In the last two decades, I have ceased to identify as Jewish. My belief in God, and my belief in belief, were extirpated when I became a widower in 2007. In the late 2000s, an archivist in Brno cast doubt on my ethnicity when he pronounced my mother's family story unverifiable, for her relatives are marked as baptized Catholics and are buried in Catholic cemeteries. For reasons that I prefer not to know, my mother began the process of converting to Judaism after she discovered this. I, however, had tired of identifying. Or perhaps I had tired of passing. Or perhaps I had just tired of hoping that my Slavic last name, which is not specifically Jewish, would do the passing for me. Today, I would much rather think about Hermann Cohen, or S. Yizhar, or Rabban Gamaliel, than about myself. Still, those papers from 1998 remain in my mind, and I think about Tirosh-Samuelson and Wolfson every time a student kindly demands that I identify myself, by asking me whether I am Jewish. I think of them every time I answer that student by saying that as a scholar who sojourns with the Jewish theological and philosophical tradition, and with Jewish philosophers and theologians, the most apt word (but certainly not the ideal word) for me is the Hebrew term ger, in its biblical sense of "fellow traveler."

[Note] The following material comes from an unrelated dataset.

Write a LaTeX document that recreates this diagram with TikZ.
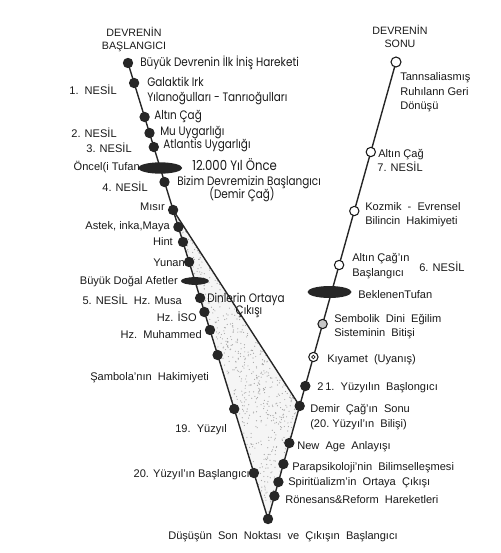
\documentclass[tikz,border=0pt]{standalone}
\usepackage{fontspec}
\setmainfont{Liberation Sans}
\newfontfamily\geofont[FakeStretch=0.85]{Poppins}
\usetikzlibrary{shapes.geometric,backgrounds}

\begin{document}
\begin{tikzpicture}[x=0.75pt,y=-0.75pt,
  lbl/.style={font=\fontsize{8.3}{10.8}\selectfont, text=black!90, inner sep=0pt},
  geo/.style={font=\geofont\fontsize{9.2}{11}\selectfont, text=black!90, inner sep=0pt},
  dot/.style={circle, fill=black!85, inner sep=0pt, minimum size=7.8pt},
  ring/.style={circle, draw=black!90, fill=white, line width=0.8pt, inner sep=0pt, minimum size=7pt},
  eye/.style={ring, path picture={\draw[line width=0.6pt] (path picture bounding box.center) circle (1.3pt);}},
  flood/.style={ellipse, fill=black!85, inner sep=0pt},
  track/.style={line width=1.05pt, black!85}]
\useasboundingbox (0,0) rectangle (500,553);

% descending branch
\node[dot] (ilk) at (128,63) {};
\node[dot] (galaktik) at (134.1,83) {};
\node[dot] (altin) at (144.6,117) {};
\node[dot] (mu) at (149.5,133) {};
\node[dot] (atlantis) at (153.8,147) {};
\node[flood, minimum width=33pt, minimum height=8.5pt] (oncel) at (160.2,168) {};
\node[dot] (bizim) at (164.5,182) {};
\node[dot] (misir) at (173.1,210) {};
\node[dot] (astek) at (178.4,227) {};
\node[dot] (hint) at (183,242) {};
\node[dot] (yunan) at (189.1,262) {};
\node[flood, minimum width=21pt, minimum height=5.8pt] (afet) at (194.9,281) {};
\node[dot] (musa) at (200.1,298) {};
\node[dot] (isa) at (204.4,312) {};
\node[dot] (muhammed) at (210,330) {};
\node[dot] (sambola) at (217.6,355) {};
\node[dot] (yuzyil19) at (234.2,409) {};
\node[dot] (yuzyil20) at (253.9,473) {};
\node[dot] (dip) at (268,519) {};

% ascending branch
\node[dot] (ronesans) at (274.4,496) {};
\node[dot] (spirit) at (278.4,482) {};
\node[dot] (para) at (283.4,464) {};
\node[dot] (newage) at (289.3,443) {};
\node[dot] (demirson) at (299.7,406) {};
\node[dot] (yuzyil21) at (305.3,386) {};
\node[eye] (kiyamet) at (313.4,357) {};
\node[ring, fill=gray!45] (sembolik) at (322.6,324) {};
\node[flood, minimum width=33pt, minimum height=9pt] (beklenen) at (329.5,292) {};
\node[ring] (altinbas) at (339.1,265) {};
\node[ring] (kozmik) at (354.3,211) {};
\node[ring] (altin7) at (370.8,152) {};
\node[ring, minimum size=7.5pt] (son) at (396,62) {};

\begin{scope}[on background layer]
  % stippled field of the religions
  \begin{scope}
    \clip (misir.center) -- (demirson.center) -- (dip.center) -- cycle;
    \fill[gray!8] (160,200) rectangle (320,530);
    \pgfmathsetseed{11}
    \foreach \i in {1,...,2000}{
      \pgfmathsetmacro\rx{173+127*rnd}
      \pgfmathsetmacro\ry{210+309*rnd}
      \fill[black!35] (\rx,\ry) circle (0.45pt);
    }
  \end{scope}
  \draw[track] (ilk.center) -- (dip.center) -- (son.center);
  \draw[track] (misir.center) -- (demirson.center);
\end{scope}

% headings
\node[lbl, align=center, font=\fontsize{8}{9.8}\selectfont] (basTitle) at (134,39.5) {DEVRENİN\\BAŞLANGICI};
\node[lbl, align=center, font=\fontsize{8}{9.8}\selectfont] (sonTitle) at (400,36.5) {DEVRENİN\\SONU};

% left-hand notes
\node[lbl, anchor=east] (n1) at (117,90) {1.\ \ NESİL};
\node[lbl, anchor=east] (n2) at (117,133) {2. NESİL};
\node[lbl, anchor=east] (n3) at (132,148) {3. NESİL};
\node[lbl, anchor=east] (toncel) at (140,167) {Öncel(i Tufan};
\node[lbl, anchor=east] (n4) at (148,187) {4. NESİL};
\node[lbl, anchor=east] (tmisir) at (165,207) {Mısır};
\node[lbl, anchor=east] (tastek) at (170,227) {Astek, inka,Maya};
\node[lbl, anchor=east] (thint) at (173,242) {Hint};
\node[lbl, anchor=east] (tyunan) at (185,263) {Yunan};
\node[lbl, anchor=east] (tafet) at (178,282) {Büyük Doğal Afetler};
\node[lbl, anchor=east] (tmusa) at (182,300) {5. NESİL\ \ Hz. Musa};
\node[lbl, anchor=east] (tisa) at (197,317) {Hz. İSO};
\node[lbl, anchor=east] (tmuh) at (202,335) {Hz.\ \ Muhammed};
\node[lbl, anchor=west] (tsamb) at (90,378) {Şambola’nın\ \ Hakimiyeti};
\node[lbl, anchor=west] (t19) at (175,430) {19.\ \ Yüzyıl};
\node[lbl, anchor=east] (t20) at (250,475) {20. Yüzyıl’ın Başlangıcı};
\node[lbl, anchor=west] (tdip) at (168,537) {Düşüşün\ \ Son\ \ Noktası\ \ ve\ \ Çıkışın\ \ Başlangıcı};

% notes along the descent
\node[geo, anchor=west] (tilk) at (140,63) {Büyük Devrenin İlk İniş Hareketi};
\node[geo, anchor=west] (tgal) at (147,82) {Galaktik Irk};
\node[geo, anchor=west] (tyil) at (147,99) {Yılanoğulları - Tanrıoğulları};
\node[geo, anchor=west] (taltin) at (154,117) {Altın Çağ};
\node[geo, anchor=west] (tmu) at (160,133) {Mu Uygarlığı};
\node[geo, anchor=west] (tatl) at (163,145) {Atlantis Uygarlığı};
\node[geo, anchor=west, font=\geofont\fontsize{10.3}{12}\selectfont] (t12) at (192,165) {12.000 Yıl Önce};
\node[geo, anchor=west] (tbizim) at (177,182) {Bizim Devremizin Başlangıcı};
\node[geo] (tdemir) at (242,194) {(Demir Çağ)};
\node[geo, anchor=west] (tdin) at (207,299) {Dinlerin Ortaya};
\node[geo] (tcik) at (249,312) {Çıkışı};

% right-hand notes
\node[lbl, anchor=west, align=left] (tgeri) at (400,92.5) {Tannsaliasmış\\Ruhılann Geri\\Dönüşü};
\node[lbl, anchor=west] (taltin7) at (378,155) {Altın Çağ};
\node[lbl] (n7) at (400,167) {7. NESİL};
\node[lbl, anchor=west] (tkoz1) at (365,207) {Kozmik\ \ -\ \ Evrensel};
\node[lbl, anchor=west] (tkoz2) at (365,222) {Bilincin\ \ Hakimiyeti};
\node[lbl, anchor=west, align=left] (tbas) at (352,266) {Altın Çağ’ın\\Başlangıcı};
\node[lbl, anchor=west] (n6) at (419,267) {6. NESİL};
\node[lbl, anchor=west] (tbek) at (358,295) {BeklenenTufan};
\node[lbl, anchor=west] (tsem1) at (334,320) {Sembolik\ \ Dini\ \ Eğilim};
\node[lbl, anchor=west] (tsem2) at (334,334) {Sisteminin\ \ Bitişi};
\node[lbl, anchor=west] (tkiy) at (327,360) {Kıyamet\ \ (Uyanış)};
\node[lbl, anchor=west] (t21) at (317,388) {2\,1.\ \ Yüzyılın\ \ Başlongıcı};
\node[lbl, anchor=west] (tds1) at (310,410) {Demir\ \ Çağ’ın\ \ Sonu};
\node[lbl, anchor=west] (tds2) at (310,425) {(20.\ Yüzyıl’ın\ \ Bilişi)};
\node[lbl, anchor=west] (tnew) at (297,447) {New\ \ Age\ \ Anlayışı};
\node[lbl, anchor=west] (tpara) at (292,468) {Parapsikoloji’nin\ \ Bilimselleşmesi};
\node[lbl, anchor=west] (tspir) at (288,483) {Spiritüalizm’in\ \ Ortaya\ \ Çıkışı};
\node[lbl, anchor=west] (tron) at (285,500) {Rönesans\&Reform\ \ Hareketleri};
\end{tikzpicture}
\end{document}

Those papers still call to me. Now they no longer demand that I identify myself. But they do demand that I identify the stakes of my thinking. When I give a lecture or teach a class, do I not want some kind of commitment on the part of my audience, of the kind that Tirosh-Samuelson described? When I read a talmudic text with a group of students, do I not desire that they hear this text anew, as Wolfson demanded? Where does the boundary lie between the religious and the secular performance of these desires, anyway? And how, all these years later, can I pick between these two eminent scholars? To side with Tirosh-Samuelson is to transgress the bounds of the university; to side with Wolfson is to acknowledge that Jewish tradition is nothing but a series of transgressions. There can be no thinking of a path out from this double bind that doesn't involve one transgression or another.
These papers now, together, call me to imagine Jewish philosophy, the field of study I share with both Tirosh-Samuelson and Wolfson, as a home for transgression and transgressiveness. This is the heresy that I write. This is the heresy that I am.